Grose, who referred to the leveling of salaries to be competitive as a correction to some salaries instead of a pay increase, voiced his feelings throughout the meeting. Grose stated he has been working towards this leveling of pay for going on 16 years. “I want us to go in this direction,” he stated noting he, as a public school teacher, makes as much or more than any department head – those who manage million-dollar budgets and 20-plus employees. “It is a good faith effort to clean up (the salaries) … ” Grose stated he has gone on record as not being in favor of giving raises to anyone, but he is “sick of it,” referring to a head of a big department making only $15,000 more than a starting employee.
He pointed out for more than 14 years the city’s wages have needed adjustments and were out of whack.

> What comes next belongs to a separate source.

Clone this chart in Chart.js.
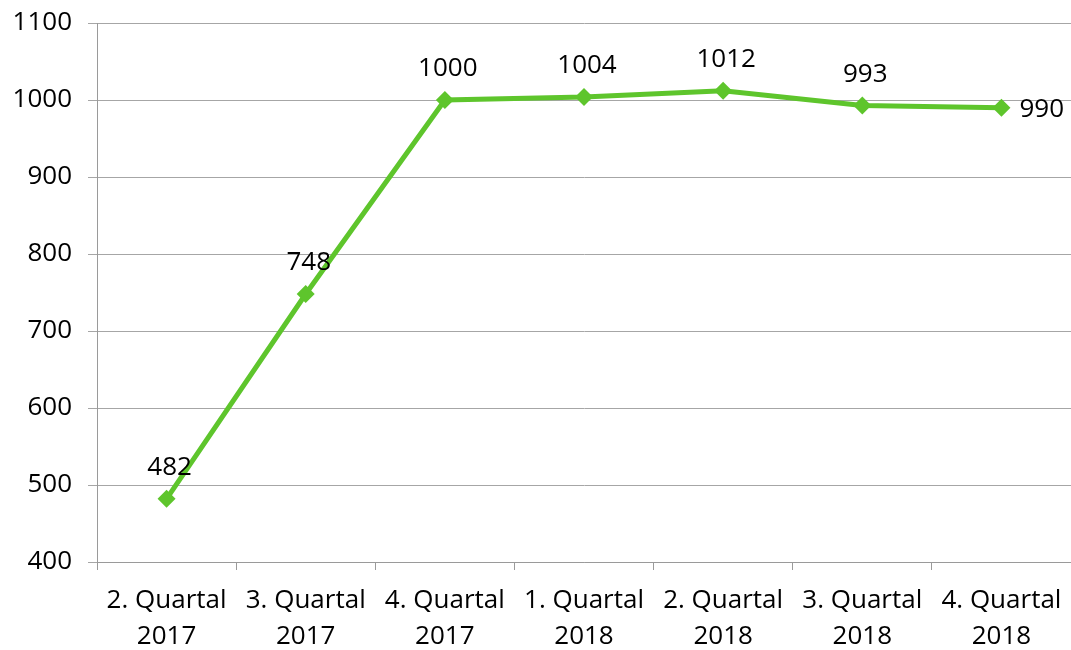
<!DOCTYPE html>
<html>
<head>
<meta charset="utf-8">
<script src="https://cdn.jsdelivr.net/npm/chart.js@4/dist/chart.umd.min.js"></script>
<style>
  html, body { margin: 0; padding: 0; background: #fff; }
  #wrap { width: 1071px; height: 650px; }
</style>
</head>
<body>
<div id="wrap"><canvas id="vis"></canvas></div>
<script>
const categories = [
  ['2. Quartal', '2017'], ['3. Quartal', '2017'], ['4. Quartal', '2017'],
  ['1. Quartal', '2018'], ['2. Quartal', '2018'], ['3. Quartal', '2018'], ['4. Quartal', '2018']
];
const values = [482, 748, 1000, 1004, 1012, 993, 990];
const yTicks = [400, 500, 600, 700, 800, 900, 1000, 1100];

const green = 'rgb(94, 197, 44)';
const font = { family: 'Open Sans', size: 26 };

// data labels above each point, last one to the right
const valueLabels = {
  id: 'valueLabels',
  afterDatasetsDraw(chart) {
    const ctx = chart.ctx;
    const pts = chart.getDatasetMeta(0).data;
    ctx.save();
    ctx.font = '26px "Open Sans"';
    ctx.fillStyle = '#000';
    ctx.textBaseline = 'middle';
    pts.forEach((p, i) => {
      if (i === pts.length - 1) {
        ctx.textAlign = 'left';
        ctx.fillText(values[i], p.x + 18, p.y + 2);
      } else {
        ctx.textAlign = 'center';
        ctx.fillText(values[i], p.x + 3, p.y - 31);
      }
    });
    ctx.restore();
  }
};

const ctx = document.getElementById('vis').getContext('2d');
const myChart = new Chart(ctx, {
  type: 'line',
  data: {
    labels: categories,
    datasets: [{
      data: values,
      borderColor: green,
      backgroundColor: green,
      borderWidth: 5,
      pointStyle: 'rectRot',
      pointRadius: 9,
      pointBorderWidth: 0,
      tension: 0,
      clip: false
    }]
  },
  options: {
    responsive: true,
    maintainAspectRatio: false,
    animation: false,
    layout: { autoPadding: false, padding: { top: 23, right: 0, left: 0, bottom: 0 } },
    plugins: {
      legend: { display: false },
      tooltip: { enabled: false }
    },
    scales: {
      x: {
        offset: true,
        grid: {
          offset: true,
          drawOnChartArea: false,
          drawTicks: true,
          tickLength: 8,
          color: '#9a9a9a'
        },
        border: { color: '#9a9a9a', width: 1 },
        ticks: {
          color: '#000',
          font: { family: 'Open Sans', size: 26, lineHeight: 1.38 },
          padding: 13,
          maxRotation: 0,
          autoSkip: false
        },
        afterFit(scale) {
          scale.height = 88;
          scale.paddingLeft = 0;
          scale.paddingRight = 0;
        }
      },
      y: {
        min: 400,
        max: 1100,
        afterBuildTicks(scale) { scale.ticks = yTicks.map(v => ({ value: v })); },
        grid: { color: '#a6a6a6', tickLength: 9 },
        border: { color: '#9a9a9a', width: 1 },
        ticks: { color: '#000', font: font, padding: 16, callback: v => String(v) },
        afterFit(scale) {
          scale.width = 97;
          scale.paddingTop = 0;
          scale.paddingBottom = 0;
        }
      }
    }
  },
  plugins: [valueLabels]
});
</script>
</body>
</html>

He approved the efforts of the salary committee to look at public and private job descriptions and used the comparisons to create a fair and appropriate “wage correction.” He stated not approving the ordinance as presented would “take the game away from us and go back to the same ole, same ole. I don’t want do to this. Overall, this is the direction in what we need to do.”
Klondaris noted he found inequities when looking at the ordinance and excessive salary increases. “Some were too much.” He noted the county just gave its employees a 1 percent pay increase, and Social Security payments are not going up asking residents to fund raises for some positions. “Some of the salaries shocked me. I was taken aback on it.”
Dobbins agreed with Klondaris that a few department head increases “were very large to me and is of some concern.”
Call asked if there was a rationale on the police chief’s salary raising 12 percent and questioned if the agreement was that all department heads receive the same increase, 2 percent. “What I saw jolted me.” Call also disagreed, as did others, that the information presented in July did not show these figures.
Quance explained how the figures were arrived at, taking the median of two studies. Other department heads receiving more than the 2 percent increase were clerk-treasurer, police chief, human resources and wastewater treatment. Quance also stated they looked at the job, not the person.
Frush stated he had no objection to workers getting raises, but against the supervisors getting more than 2 percent.
Call noted the benefits the town is offering its employees and that 2 percent is where she stood. “I’m looking at the general fund (which is where salaries are paid from) and a lot is happening here that will affect the general fund.”
After close to 40 minutes of discussing, Mayor Joe Thallemer urged the board to make a decision. “One thing to consider is every department is set up differently. Jennifer (Whitaker, human resources) tried to use a standardized study … Charlie and Diane looked at the numbers … their decision was made by a council committee last year you asked for … it is hard to believe we’re knocking on the door and not any closer than we were … We need to get to the brass tax.”
Grose, while not agreeing, also made sure the same amendment was added to the fire territory salary ordinance and the elected official salary ordinance.